REQUIREMENTS -
Exactly the lines from the line containing "Write the React, TypeScript" through the line containing "import * as" are to be echoed, with both included and pictures left out.

GIVEN ENTRIES -
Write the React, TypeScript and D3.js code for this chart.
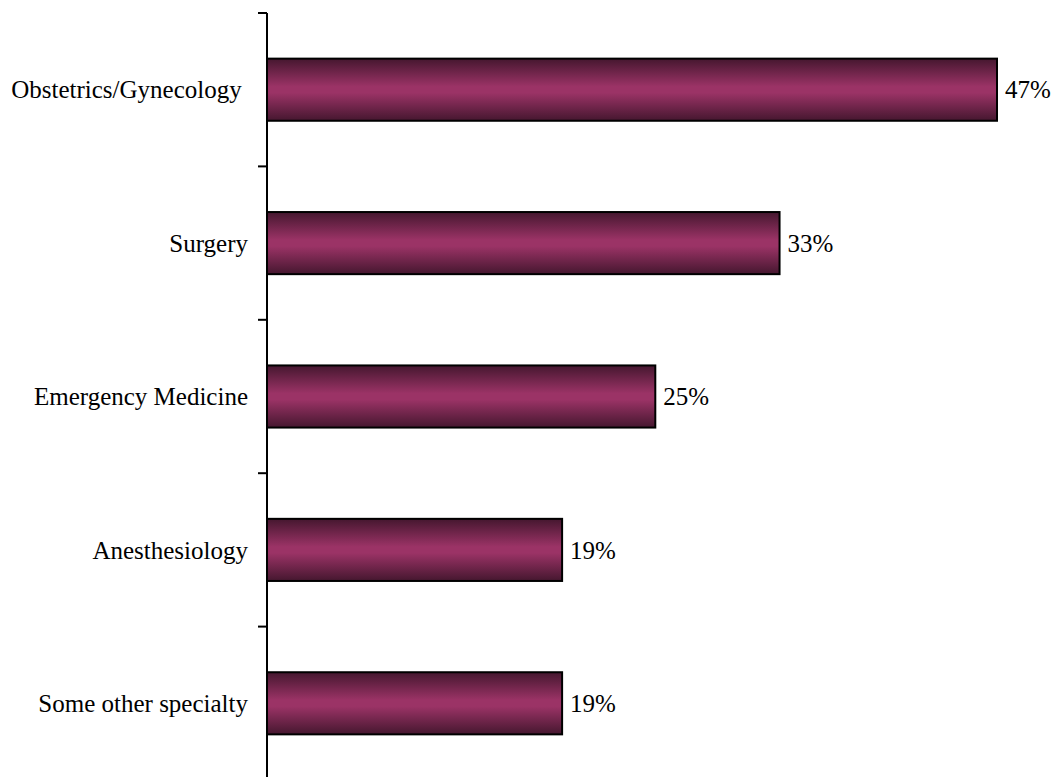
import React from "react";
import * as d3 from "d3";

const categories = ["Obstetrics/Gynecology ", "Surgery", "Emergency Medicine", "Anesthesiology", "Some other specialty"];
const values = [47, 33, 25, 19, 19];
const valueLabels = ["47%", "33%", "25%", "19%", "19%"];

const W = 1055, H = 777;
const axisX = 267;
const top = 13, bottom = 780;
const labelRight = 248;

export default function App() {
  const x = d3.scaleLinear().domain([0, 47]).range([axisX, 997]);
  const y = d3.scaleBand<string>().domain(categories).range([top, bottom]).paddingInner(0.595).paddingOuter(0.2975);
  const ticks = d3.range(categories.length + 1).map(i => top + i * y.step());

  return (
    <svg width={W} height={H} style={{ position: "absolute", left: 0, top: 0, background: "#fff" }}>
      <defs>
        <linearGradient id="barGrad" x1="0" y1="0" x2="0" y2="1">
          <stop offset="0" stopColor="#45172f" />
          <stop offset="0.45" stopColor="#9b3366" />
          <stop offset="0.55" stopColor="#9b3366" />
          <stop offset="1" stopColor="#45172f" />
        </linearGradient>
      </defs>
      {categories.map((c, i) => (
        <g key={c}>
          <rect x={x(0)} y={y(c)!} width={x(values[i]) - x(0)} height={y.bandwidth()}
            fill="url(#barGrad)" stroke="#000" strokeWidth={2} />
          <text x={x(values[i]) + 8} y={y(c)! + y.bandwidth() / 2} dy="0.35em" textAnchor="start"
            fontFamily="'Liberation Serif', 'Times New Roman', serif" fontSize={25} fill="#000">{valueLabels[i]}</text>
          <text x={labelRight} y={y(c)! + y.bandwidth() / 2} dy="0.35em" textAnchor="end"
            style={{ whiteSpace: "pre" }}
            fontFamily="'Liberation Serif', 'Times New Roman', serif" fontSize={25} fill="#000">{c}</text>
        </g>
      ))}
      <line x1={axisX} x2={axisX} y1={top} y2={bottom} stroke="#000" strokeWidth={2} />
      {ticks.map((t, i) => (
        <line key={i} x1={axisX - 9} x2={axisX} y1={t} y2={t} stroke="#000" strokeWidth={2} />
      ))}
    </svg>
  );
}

==

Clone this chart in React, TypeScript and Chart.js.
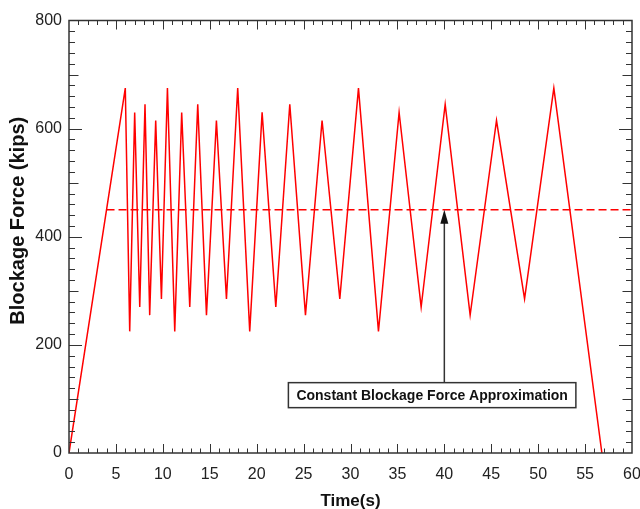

OUTPUT OF THE EXERCISE -
Write the React, TypeScript and D3.js code for this chart.
import React from "react";
import * as d3 from "d3";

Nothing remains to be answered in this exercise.